Police need better Taser training.

Canada’s federal prison guards to test stun guns this year

Bolding mine. Pepper spray forms a major component of Ms. Davies horror-show script, probably because she couldn’t get any footage of guards torturing prisoners with the Chinese water torture.

Looking forward to seeing grainy security camera footage of drunks being tortured by pepper spray in the Moose Jaw lockup.

No kidding. Does this thread offer college credit or something?

Appalling video, though certainly understandable reading some of the disgraceful comments on here.

’luc, I’m afraid and saddened a the same time, that you’ve once gain hit the nail right on the head. I honestly don’t understand what’s happened to your country over my lifetime.

In Spain of course all prisoners get a puppy and a flower. They are much more civilized over there.

-XT

I’m not sure what you’re trying to say-- do you think prisons were better in the US 50 years? I doubt it.

Look, we’re all pretty familiar with prison abuse. Believe it or not, we actually have some news outlets here in the colonies that have reported on it. Imagine that! It’s true, too-- you can read about it on the internets.

Sorry, but this thread gets filed under R.O.

I am ashamed of brutalities commited in Spain because they are committed by humans. I take brutalities commited by Americans rather more personally. YMMV.

So you think things in American prisoners were more civilized back in the days of Alcatraz? Really?

So I went and actually finished watching the rest of this blather, and it seems that this documentary has a few main points, all of which we are supposed to conflate into the idea that our prisons are hell incarnate.
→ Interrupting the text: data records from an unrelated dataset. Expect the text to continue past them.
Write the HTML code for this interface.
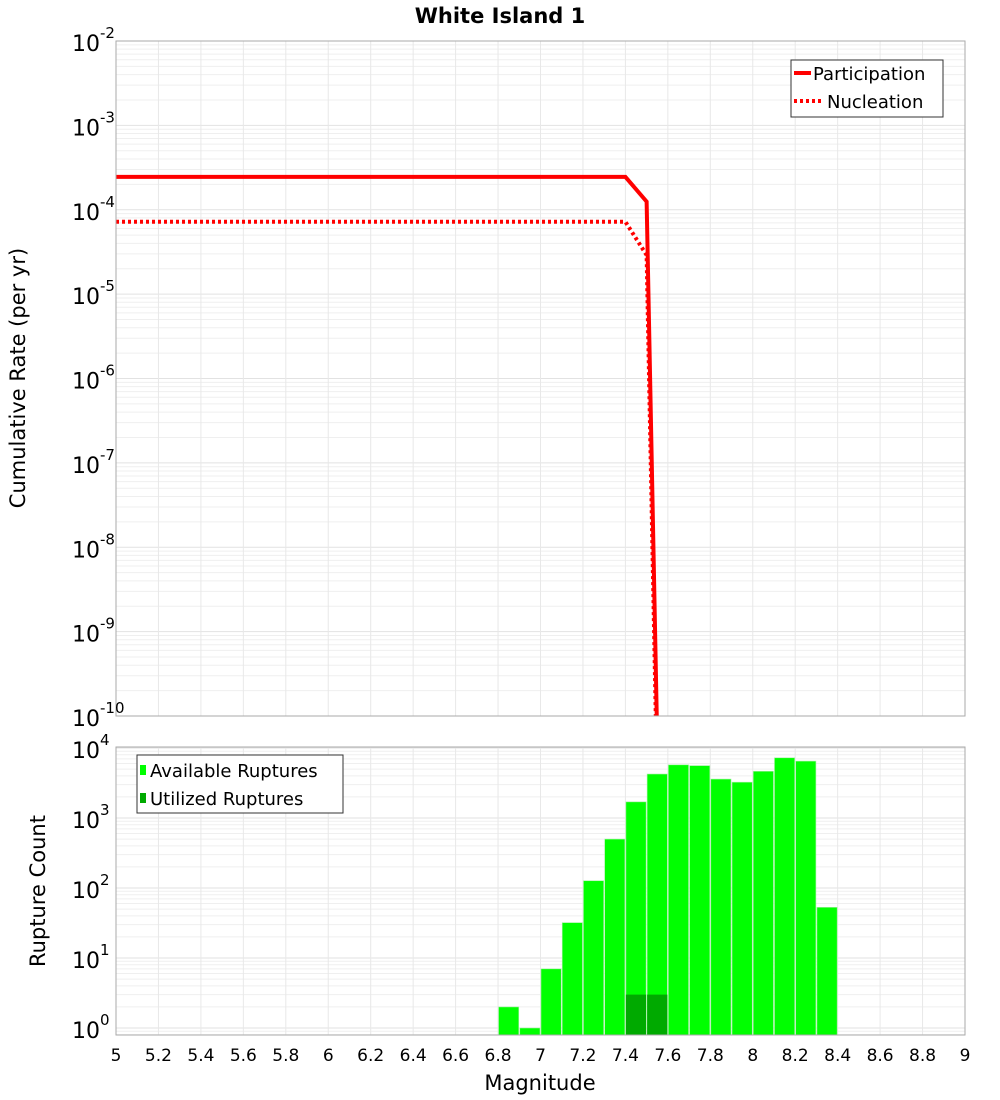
<!DOCTYPE html>
<html><head><meta charset="utf-8"><style>
html,body{margin:0;padding:0;background:#fff;}
svg{display:block;font-family:"DejaVu Sans","Liberation Sans",sans-serif;}
</style></head><body>
<svg id="chart" width="1000" height="1100" xmlns="http://www.w3.org/2000/svg">
<text x="500" y="23" text-anchor="middle" font-size="21" font-weight="bold">White Island 1</text>
<g id="topG"></g>
<g id="botG"></g>
<text transform="translate(25,378) rotate(-90)" text-anchor="middle" font-size="21">Cumulative Rate (per yr)</text>
<text transform="translate(45,891) rotate(-90)" text-anchor="middle" font-size="21">Rupture Count</text>
<text x="540" y="1090" text-anchor="middle" font-size="21">Magnitude</text>
</svg>
<script>
const xTicks = [5,5.2,5.4,5.6,5.8,6,6.2,6.4,6.6,6.8,7,7.2,7.4,7.6,7.8,8,8.2,8.4,8.6,8.8,9];
const partMags = [5,7.4,7.5,7.6];
const partRates = [2.45e-4,2.45e-4,1.25e-4,2e-17];
const nuclMags = [5,7.4,7.5,7.6];
const nuclRates = [7.2e-5,7.2e-5,2.9e-5,6e-18];
const binMags = [6.8,6.9,7.0,7.1,7.2,7.3,7.4,7.5,7.6,7.7,7.8,7.9,8.0,8.1,8.2,8.3];
const availCounts = [2,1,7,32,127,500,1700,4250,5750,5600,3600,3250,4650,7250,6500,53];
const utilMags = [7.4,7.5];
const utilCounts = [3,3];
const topExps = [-10,-9,-8,-7,-6,-5,-4,-3,-2];
const botExps = [0,1,2,3,4];

const NS="http://www.w3.org/2000/svg";
const L=116,R=965;
const T1=41,B1=716, T2=747,B2=1035;
const xs=m=>L+(m-5)/4*(R-L);
const yTop=v=>B1-(Math.log10(v)+10)/8*(B1-T1);
const yBot=v=>1028-Math.log10(v)*70;
function el(tag,attrs,parent){const e=document.createElementNS(NS,tag);for(const k in attrs)e.setAttribute(k,attrs[k]);parent.appendChild(e);return e;}
const topG=document.getElementById('topG'), botG=document.getElementById('botG');

const defs=el('defs',{},document.getElementById('chart'));
const c1=el('clipPath',{id:'c1'},defs);el('rect',{x:L,y:T1,width:R-L,height:B1-T1},c1);
const c2=el('clipPath',{id:'c2'},defs);el('rect',{x:L,y:T2,width:R-L,height:B2-T2},c2);

const g1=el('g',{'clip-path':'url(#c1)'},topG);


for(const e of topExps){for(let k=1;k<10;k++){const v=k*Math.pow(10,e);const yy=yTop(v);if(yy<T1-0.5)continue;
 el('line',{x1:L,x2:R,y1:yy,y2:yy,stroke:k==1?'#e2e2e2':'#efefef','stroke-width':1},g1);}}
for(const t of xTicks){el('line',{x1:xs(t),x2:xs(t),y1:T1,y2:B1,stroke:'#e8e8e8'},g1);}
const g2=el('g',{'clip-path':'url(#c2)'},botG);


for(let e=-1;e<=4;e++){for(let k=1;k<10;k++){const v=k*Math.pow(10,e);const yy=yBot(v);if(yy<T2-0.5||yy>B2)continue;
 el('line',{x1:L,x2:R,y1:yy,y2:yy,stroke:k==1?'#e2e2e2':'#efefef'},g2);}}
for(const t of xTicks){el('line',{x1:xs(t),x2:xs(t),y1:T2,y2:B2,stroke:'#e8e8e8'},g2);}

function poly(ms,vs,dash,name){const p=el('polyline',{points:ms.map((m,i)=>xs(m)+','+yTop(vs[i])).join(' '),fill:'none',stroke:'#ff0000','stroke-width':4,'stroke-dasharray':dash,'clip-path':'url(#c1)'},topG);
 
 }
poly(nuclMags,nuclRates,'3,3','nucleation-line');
poly(partMags,partRates,'none','participation-line');

const bw=xs(5.1)-xs(5);
binMags.forEach((m,i)=>{const r=el('rect',{x:xs(m)+0.5,y:yBot(availCounts[i]),width:bw-1,height:B2-yBot(availCounts[i]),fill:'#00ff00',stroke:'#a8f0a8','stroke-width':0.6,'clip-path':'url(#c2)'},botG);
 
 });
utilMags.forEach((m,i)=>{const r=el('rect',{x:xs(m)+0.5,y:yBot(utilCounts[i]),width:bw-1,height:B2-yBot(utilCounts[i]),fill:'#00aa00','clip-path':'url(#c2)'},botG);
 
 });

const f1=el('rect',{x:L,y:T1,width:R-L,height:B1-T1,fill:'none',stroke:'#aaa'},topG);


const f2=el('rect',{x:L,y:T2,width:R-L,height:B2-T2,fill:'none',stroke:'#aaa'},botG);



function ylab(parent,yy,e,name){const t=el('text',{x:72,y:yy+10,'text-anchor':'start','font-size':22},parent);
 
 
 t.textContent='10';const s=el('tspan',{dy:-13,'font-size':15},t);s.textContent=String(e);}
topExps.forEach(e=>ylab(topG,yTop(Math.pow(10,e)),e,'top-y-tick-label'));
botExps.forEach(e=>ylab(botG,yBot(Math.pow(10,e)),e,'bottom-y-tick-label'));
xTicks.forEach(t=>{const tx=el('text',{x:xs(t),y:1061,'text-anchor':'middle','font-size':17},botG);
 
 
 tx.textContent=String(t);});

const lg1=el('g',{},topG);


el('rect',{x:791,y:60,width:152,height:57,fill:'#fff',stroke:'#333'},lg1);
el('line',{x1:794,x2:811,y1:73,y2:73,stroke:'#f00','stroke-width':4},lg1);
el('line',{x1:794,x2:823,y1:101,y2:101,stroke:'#f00','stroke-width':4,'stroke-dasharray':'3,3'},lg1);
let t=el('text',{x:813,y:80,'font-size':18},lg1);t.textContent='Participation';
t=el('text',{x:827,y:108,'font-size':18},lg1);t.textContent='Nucleation';
const lg2=el('g',{},botG);


el('rect',{x:137,y:755,width:206,height:58,fill:'#fff',stroke:'#333'},lg2);
el('rect',{x:140,y:765,width:6,height:10,fill:'#00ff00'},lg2);
el('rect',{x:140,y:793,width:6,height:10,fill:'#00aa00'},lg2);
t=el('text',{x:150,y:777,'font-size':18},lg2);t.textContent='Available Ruptures';
t=el('text',{x:150,y:805,'font-size':18},lg2);t.textContent='Utilized Ruptures';
</script>
</body></html>
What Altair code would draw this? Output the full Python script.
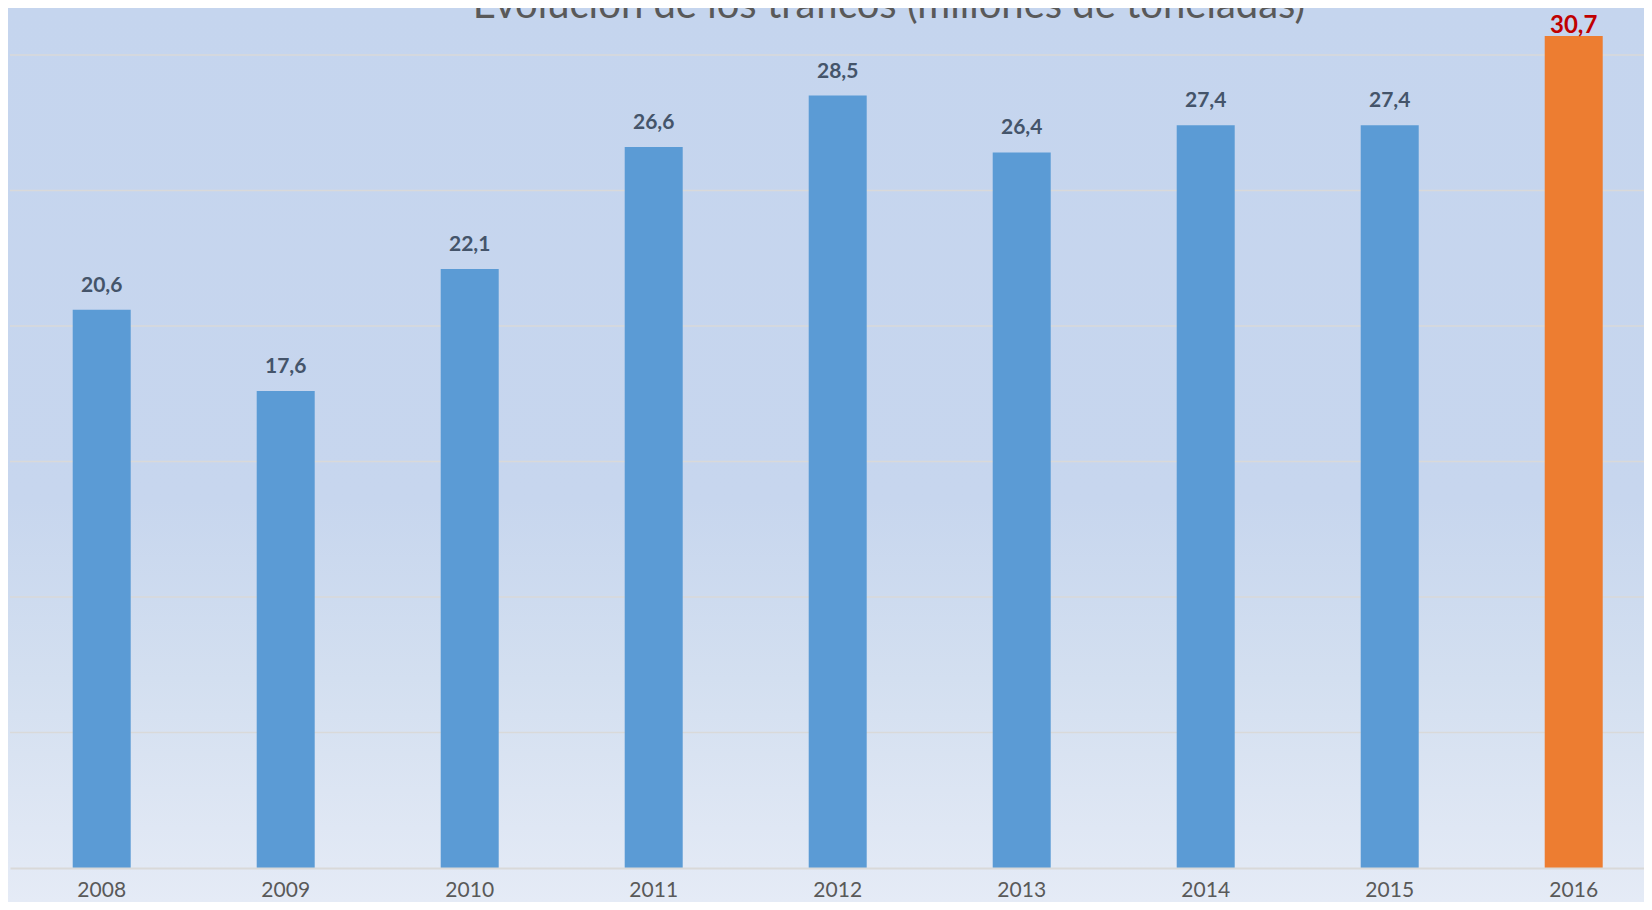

  1. A few alarming cases of guards going well beyond the bounds of normal or accepted behavior. When it was discovered what they did, they were disciplined, fired or brought up on charges.
  2. Tasers, pepper spray and tear gas are used in order to subdue inmates who fight or do not comply with orders given by officers.
  3. Prisons are overcrowded. Methods like Arpaio’s tent city are used to handle overcrowding, but the inmates don’t like being in tents.
  4. Cops stick together and don’t like internal snitches.
  5. Some prisons in Florida don’t allow camera crews to go on a tour. (I love the insinuation that there is some massive cover-up going on because a guard is calling his boss to see if the camera crew is allowed to film)

Did I miss something? Is any of this new, or terrifying? Perhaps the thing which I find the most ridiculous, and the documentary returns to over and over again, is the taser/ pepper spray deal. There’s no question that prisoners get into fights with each other, and disobey the requests of the guards. What should the response be when a pair of guys (who may or may not be chartered accountants on the outside,) start whaling on each other?
Do officers should just start punching the inmates to stop them. No? Okay, then officers should let the inmates fight it out. Still bad? How about lethal force, if (mostly) non-lethal options aren’t allowed? What options are left to the guards, other than perhaps distributing peer-mediation manuals to every inmate upon arrival?

For the record, I’ve been pepper sprayed. It sucks. It’d sure stop me from fighting, or from disobeying someone.

Fuck-off once and for all, you fascist xenophobic (funny that, being a first generation Latino-American) prick!


kid,

I wasn’t speaking merely about your prisons (although I am sure fifty years ago, you didn’t house the largest population of inmates IN THE WORLD. Police state, anyone?) but the overall hardening of your society – it’s becoming more and more about ME, ME, ME…and fuck the rest.